Ubuntu for Windows will use a new piece of technology Microsoft created called Windows Subsystem for Linux, Canonical’s Dustin Kirkland said in a blog post. Instead of relying on a virtual machine or manually rewriting apps, the Windows Subsystem for Linux translates commands meant for the Linux kernel—the core part of the operating system—into commands for the Windows kernel. It’s not perfect, Hanselman and Kirkland admit, and there’s much work left to be done. But it should become possible to run many Linux tools on Windows without needing to make any changes.
http://www.wired.com/2016/03/microsoft- ... snt-crazy/
I am still not understanding. What he describes sounds like your WINE description.
http://blog.dustinkirkland.com/2016/03/ ... ndows.html
Give that a read through.
"So maybe something like a Linux emulator?" Now you're getting warmer!
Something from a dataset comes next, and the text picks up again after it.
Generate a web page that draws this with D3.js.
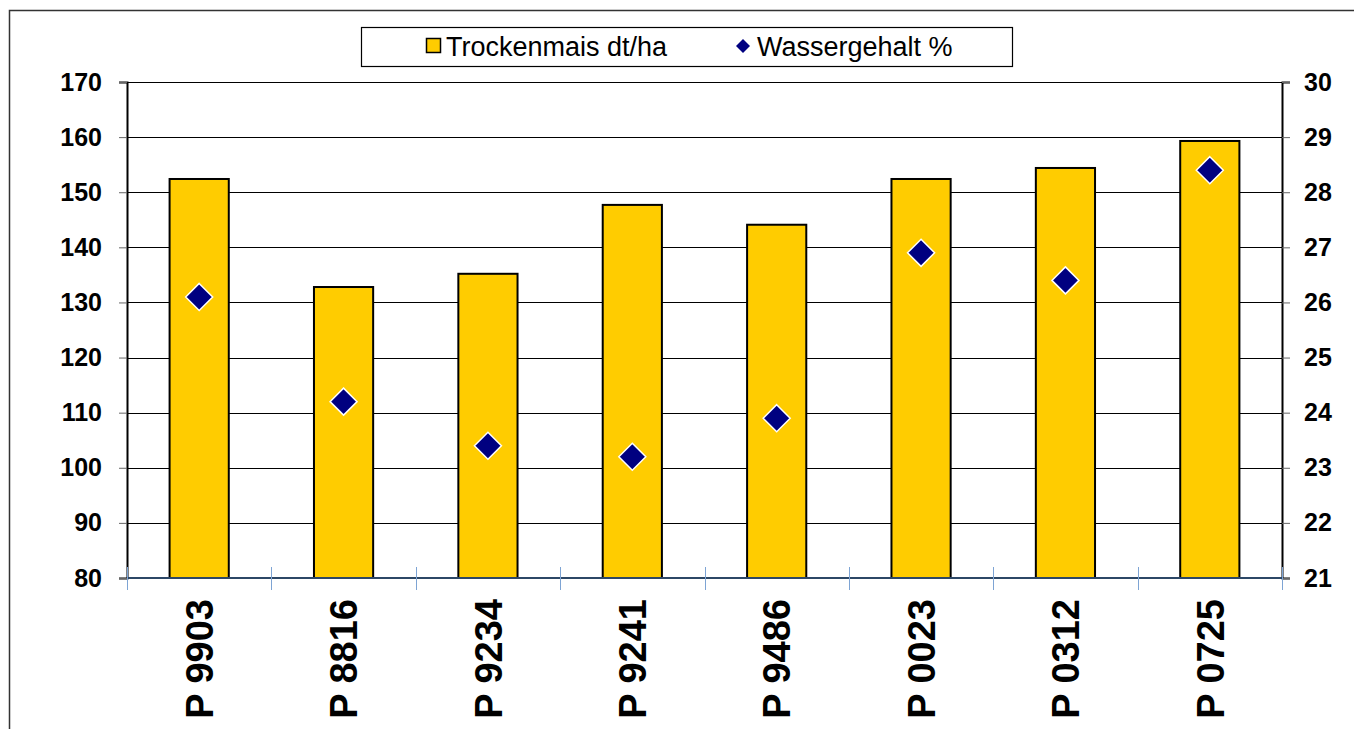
<!DOCTYPE html>
<html lang="de">

<head>
  <meta charset="UTF-8">
  <title>Trockenmais und Wassergehalt</title>
  <style>
    body {
      margin: 0;
      background: #fff;
    }

    svg {
      display: block;
      font-family: Arial, 'Liberation Sans', sans-serif;
    }

    .tick-label {
      font-size: 25px;
      font-weight: bold;
      fill: #000;
    }

    .cat-label {
      font-size: 38px;
      font-weight: bold;
      fill: #000;
    }

    .legend-text {
      font-size: 27px;
      fill: #000;
    }
  </style>
</head>

<body>
  <svg></svg>
</body>
<script src="https://d3js.org/d3.v7.min.js"></script>
<script>

  let sorten = ['P 9903', 'P 8816', 'P 9234', 'P 9241', 'P 9486', 'P 0023', 'P 0312', 'P 0725'];
  let trockenmais = [152.4, 132.8, 135.2, 147.7, 144.1, 152.4, 154.4, 159.3];
  let wassergehalt = [26.1, 24.2, 23.4, 23.2, 23.9, 26.9, 26.4, 28.4];
  let leftTicks = [80, 90, 100, 110, 120, 130, 140, 150, 160, 170];
  let rightTicks = [21, 22, 23, 24, 25, 26, 27, 28, 29, 30];

  let width = 1354,
    height = 729;

  let plot = { left: 127, right: 1282, top: 82, bottom: 578 };

  let svg = d3.select('svg')
    .attr('width', width)
    .attr('height', height);

  // outer chart frame (right and bottom edges fall outside the picture)
  svg.append('rect')
    .attr('x', 9.5)
    .attr('y', 10.5)
    .attr('width', width + 20)
    .attr('height', height + 20)
    .attr('fill', 'none')
    .attr('stroke', '#333')
    .attr('stroke-width', 1.5);

  let x = d3.scaleBand()
    .domain(sorten)
    .range([plot.left, plot.right])
    .paddingInner(0.59)
    .paddingOuter(0.295);

  let yLeft = d3.scaleLinear()
    .domain([80, 170])
    .range([plot.bottom, plot.top]);

  let yRight = d3.scaleLinear()
    .domain([21, 30])
    .range([plot.bottom, plot.top]);

  // gridlines
  svg.append('g')
    .selectAll('line')
    .data(leftTicks.slice(1))
    .enter()
    .append('line')
    .attr('x1', plot.left)
    .attr('x2', plot.right)
    .attr('y1', d => Math.round(yLeft(d)) + 0.5)
    .attr('y2', d => Math.round(yLeft(d)) + 0.5)
    .attr('stroke', '#000')
    .attr('stroke-width', 1);

  // left axis
  let leftAxis = svg.append('g')
    .attr('transform', `translate(${plot.left},0)`)
    .call(d3.axisLeft(yLeft).tickValues(leftTicks).tickSize(8).tickPadding(17));

  leftAxis.select('.domain').attr('stroke', '#000').attr('stroke-width', 2);
  leftAxis.selectAll('.tick line').attr('stroke', '#666');
  leftAxis.selectAll('.tick text')
    .attr('class', 'tick-label')
    .attr('font-family', null)
    .attr('font-size', null);

  // right axis
  let rightAxis = svg.append('g')
    .attr('transform', `translate(${plot.right},0)`)
    .call(d3.axisRight(yRight).tickValues(rightTicks).tickSize(8).tickPadding(14));

  rightAxis.select('.domain').attr('stroke', '#000').attr('stroke-width', 2);
  rightAxis.selectAll('.tick line').attr('stroke', '#666');
  rightAxis.selectAll('.tick text')
    .attr('class', 'tick-label')
    .attr('font-family', null)
    .attr('font-size', null);

  // bars
  svg.append('g')
    .selectAll('rect')
    .data(sorten)
    .enter()
    .append('rect')
    .attr('x', d => x(d))
    .attr('width', x.bandwidth())
    .attr('y', (d, i) => yLeft(trockenmais[i]))
    .attr('height', (d, i) => yLeft(80) - yLeft(trockenmais[i]))
    .attr('fill', '#FFCC00')
    .attr('stroke', '#000')
    .attr('stroke-width', 2);

  // category axis
  svg.append('line')
    .attr('x1', plot.left)
    .attr('x2', plot.right)
    .attr('y1', plot.bottom)
    .attr('y2', plot.bottom)
    .attr('stroke', '#2c4766')
    .attr('stroke-width', 2);

  let step = x.step();
  svg.append('g')
    .selectAll('line')
    .data(d3.range(sorten.length + 1))
    .enter()
    .append('line')
    .attr('x1', i => Math.round(plot.left + i * step) + 0.5)
    .attr('x2', i => Math.round(plot.left + i * step) + 0.5)
    .attr('y1', plot.bottom - 11)
    .attr('y2', plot.bottom + 12)
    .attr('stroke', '#7ea4d4')
    .attr('stroke-width', 1);

  svg.append('g')
    .selectAll('text')
    .data(sorten)
    .enter()
    .append('text')
    .attr('class', 'cat-label')
    .attr('text-anchor', 'end')
    .attr('dy', '0.36em')
    .attr('transform', d => `translate(${x(d) + x.bandwidth() / 2},${plot.bottom + 21}) rotate(-90)`)
    .text(d => d);

  // water content markers
  let diamond = 13.5;
  svg.append('g')
    .selectAll('path')
    .data(sorten)
    .enter()
    .append('path')
    .attr('transform', (d, i) => `translate(${x(d) + x.bandwidth() / 2},${yRight(wassergehalt[i])})`)
    .attr('d', `M0,${-diamond}L${diamond},0L0,${diamond}L${-diamond},0Z`)
    .attr('fill', '#000080')
    .attr('stroke', '#fff')
    .attr('stroke-width', 1.5);

  // legend
  let legend = svg.append('g');

  legend.append('rect')
    .attr('x', 361.5)
    .attr('y', 27.5)
    .attr('width', 651)
    .attr('height', 39)
    .attr('fill', '#fff')
    .attr('stroke', '#000')
    .attr('stroke-width', 1.2);

  legend.append('rect')
    .attr('x', 426.5)
    .attr('y', 38.5)
    .attr('width', 14)
    .attr('height', 14)
    .attr('fill', '#FFCC00')
    .attr('stroke', '#000')
    .attr('stroke-width', 1.5);

  legend.append('text')
    .attr('class', 'legend-text')
    .attr('x', 446)
    .attr('y', 56)
    .text('Trockenmais dt/ha');

  legend.append('path')
    .attr('transform', 'translate(743,46)')
    .attr('d', 'M0,-7L7,0L0,7L-7,0Z')
    .attr('fill', '#000080');

  legend.append('text')
    .attr('class', 'legend-text')
    .attr('x', 757)
    .attr('y', 56)
    .text('Wassergehalt %');
</script>

</html>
A team of sharp developers at Microsoft has been hard at work adapting some Microsoft research technology to basically perform real time translation of Linux syscalls into Windows OS syscalls. Linux geeks can think of it sort of the inverse of "wine" -- Ubuntu binaries running natively in Windows. Microsoft calls it their "Windows Subsystem for Linux". (No, it's not open source at this time.)
Hmm.
Oh, and it's totally shit hot! The sysbench utility is showing nearly equivalent cpu, memory, and io performance.
So it's....a 99.9% efficient emulator?